The frame of our model car was originally purchased from the company FG Modellsport GmbH (Sportsline04 series). In order to run the model car inside buildings, we replaced the gas engine with an electric motor from the company Graupner (SPEED 900 BB Torque).

The brake disks are assembled with coded rings which enables us to measure velocity and distance using small photoelectric relays. This is required for getting feedback on the correct functioning of the actuators and for more complex applications such as the parking assistant.

We have built in two different microcontroller types into the model car:

• ATmega CAN board
• Freescale Dual CAN board
  

The four ATmega CAN boards are used for monitoring the sensors and also serve as a redundant interface between the RS232 and the CAN-Bus as well as a backup microcontroller. The two freescale dual CAN boards make up a redundant control system and are connected to the servos and the motor via a voter.

Architecture:

In the scope of Alexander Mehlkopp's diploma thesis, we mounted an embedded PC onto the car that is responsible for tasks that require higher computing power than offered by the microcontrollers. We have also included the parking assistant here.

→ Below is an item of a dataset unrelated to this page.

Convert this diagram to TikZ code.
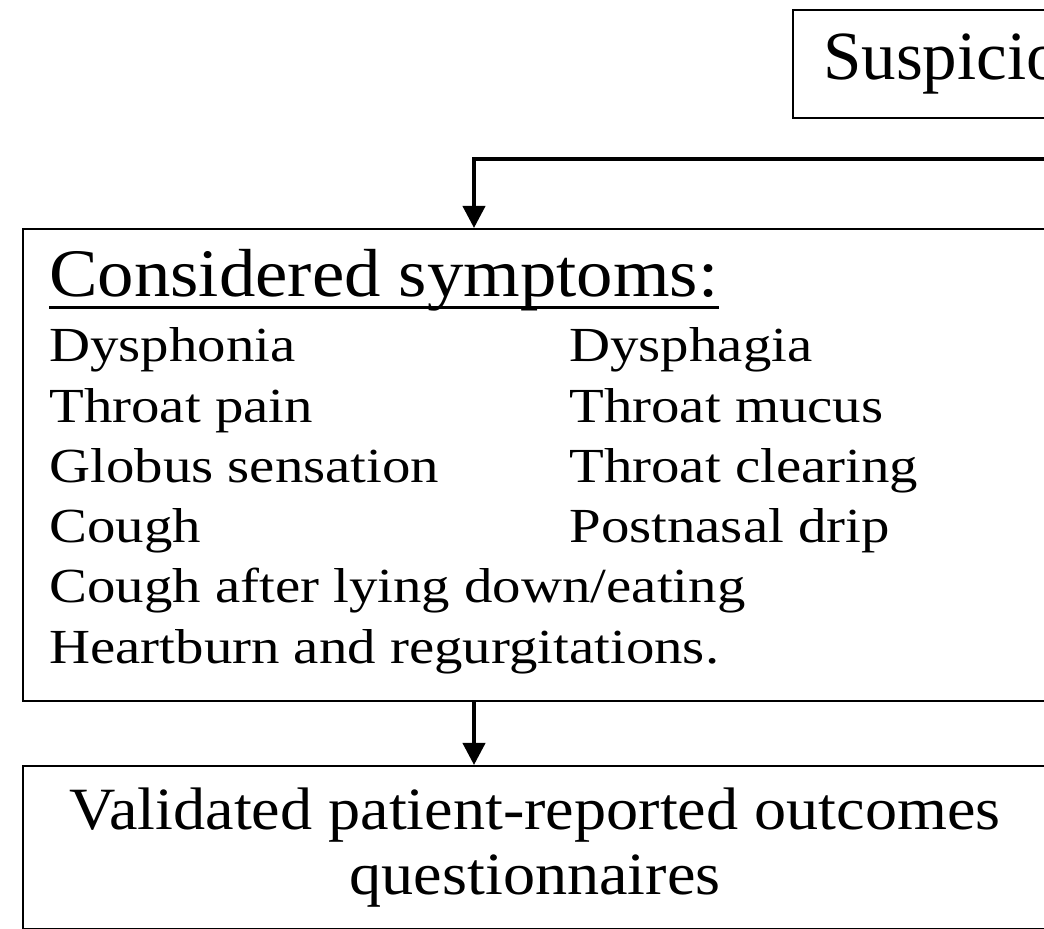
\documentclass[tikz,border=0pt]{standalone}
\usepackage{fontspec}
\setmainfont{Liberation Serif}[FakeStretch=1.16]
\newfontfamily\headfont{Liberation Serif}[FakeStretch=1.07]
\newfontfamily\plainfont{Liberation Serif}
\usepackage{tikz}
\usetikzlibrary{arrows.meta,positioning}

\begin{document}
\begin{tikzpicture}[x=0.5pt, y=-0.5pt,
  box/.style={draw, line width=1.2pt, anchor=north west, inner sep=0pt},
  sym/.style={anchor=base west, inner sep=0pt, font=\fontsize{24.5}{29}\selectfont},
  arr/.style={-{Triangle[length=11pt,width=11pt]}, line width=2pt}]
  \useasboundingbox (0,0) rectangle (1044,929);
  \clip (0,0) rectangle (1044,929);
  \node[box, minimum width=200pt, minimum height=54pt, text width=170pt, inner xsep=11pt, align=left,
    font=\plainfont\fontsize{34.5}{40}\selectfont] (susp) at (792,9) {Suspicion};
  \node[box, minimum width=560pt, minimum height=236pt] (symbox) at (22,228) {};
  \node[sym, font=\headfont\fontsize{34}{38}\selectfont] (symtitle) at (49,297) {Considered symptoms:};
  \draw[line width=1.5pt] ([yshift=-5.5pt]symtitle.base west) -- ([yshift=-5.5pt]symtitle.base east);
  \foreach \l/\r [count=\k] in {Dysphonia/Dysphagia, Throat pain/Throat mucus, Globus sensation/Throat clearing, Cough/Postnasal drip}{
    \node[sym] (sl\k) at (49,301.5+\k*60.3) {\l};
    \node[sym] (sr\k) at (569,301.5+\k*60.3) {\r};}
  \node[sym] (s5) at (49,603) {Cough after lying down/eating};
  \node[sym] (s6) at (49,663.3) {Heartburn and regurgitations.};
  \node[box, minimum width=512pt, minimum height=81.5pt, align=center,
    font=\headfont\fontsize{30}{32.5}\selectfont] (valbox) at (22,765) {Validated patient-reported outcomes\\questionnaires};
  \coordinate (split) at (1060,159);
  \coordinate (axis) at (474,0);
  \draw[arr] (split) -| (symbox.north -| axis);
  \draw[arr] (symbox.south -| axis) -- (valbox.north -| axis);
\end{tikzpicture}
\end{document}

The PC is a AW-P631 with VIA chip set. The currently installed operating system is Realtime Linux OCERA that contains lincan serving as the required CAN bus support and that can interact with the microcontrollers via the Intel 82527 CAN controller.

Due to energy reasons, the current hard drive should be replaced by a compact flash card and the WLAN bridge should be replaced by a WLAN USB stick as soon as possible.

In order to enable the connection from a second stationary computer (to which we can connect to a remote for example) we use a RS232 wireless interface from MaxStream.

For monitoring sensor data and the car's status, we use an additional WLAN bridge through which we can establish a connection to the embedded PC.